Not surprisingly, the authors consider the implications of the fissured workplace for the current regulatory framework including the core duties in the 1974 Act. Currently, section 3(1) of Act provides that it shall be the duty of every employer to conduct his undertaking in such a way as to ensure, so far as is reasonably practicable, that persons not in his employment who may be affected thereby are not thereby exposed to risks to their health or safety. Again, regulations such as the Construction (Design and Management) Regulations 2015 allocate responsibility to a number of key parties and elaborate in some detail what each should do. The House of Lords purposive decision in R v Associated Octel [1996] ICR 972 demonstrated that section 3 takes a much more rigorous and expansive approach to responsibility than the common law. The Court holding that the employer’s duty to non-employees was breached by the behaviour of an independent contractor. The outcome was arrived at by taking a functional approach, rather than allowing enquiry to be restricted by the nature of the contractual relationships that the employer had entered into. The authors note at [67] that `it is uncertain to what extent the duty extends to (a) afford protection against the adverse health and safety effects which can stem from an organisation squeezing the prices paid to suppliers with whom it is contracting to the point where their ability to invest in health and safety measures is significantly restricted and (b) cover situations of multi‐tier contracting where, for example, a major retailer contracts production out to a manufacturer who, in turn, make use of homeworkers working in inadequate health and safety environments’. A variety of ways to address such concerns are advanced including extending the current duties of employers to all those labouring on their behalf regardless of where, or for whom, the work concerned is undertaken. Difficult policy questions will though arise as to where to locate the boundaries of an employer’s responsibility.

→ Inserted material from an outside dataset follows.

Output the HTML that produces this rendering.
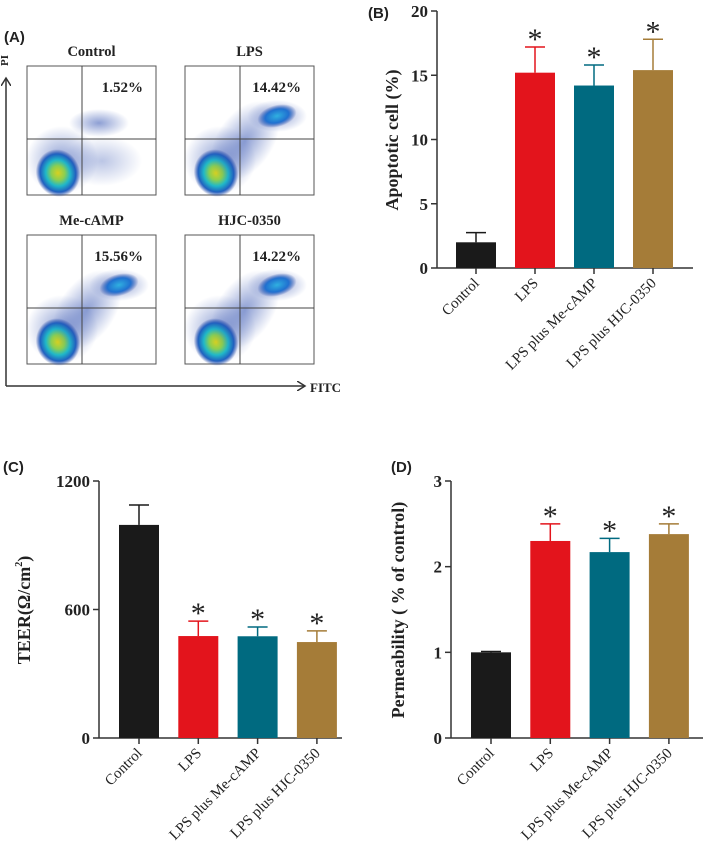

A key premise of the work at [11] is that ‘In all societies people in paid work have a basic human right to expect that their health is not harmed by this activity and therefore those who are responsible for this work and thereby benefit’. This fundamental proposition should command wide if not universal respect but, if so, urgent action is shown to be called for. The current position could not be less satisfactory; as the authors observe at [138]: ‘the creation of a situation where there is a minimal chance of a workplace being inspected in a given year—or at all—and very little likelihood of enforcement notices being issued or prosecutions being brought where non‐compliance with legal standards is identified. In short, it is impossible to any longer claim that a meaningful system of health and safety regulation, within which compliance is sought, exists in the UK’. Successful reform will be contingent upon an adequate allocation of resources and a reversal of unsupportive government policy in this regard. The savage cuts in funding for the HSE for the decade ending in 2019/20 documented in the work make for depressing reading.

The authors have produced an excellent critique of the inadequacies of the current position where worker protection in respect of health and safety is concerned. It would be a matter of great regret were their suggestions for reform not to be acted upon.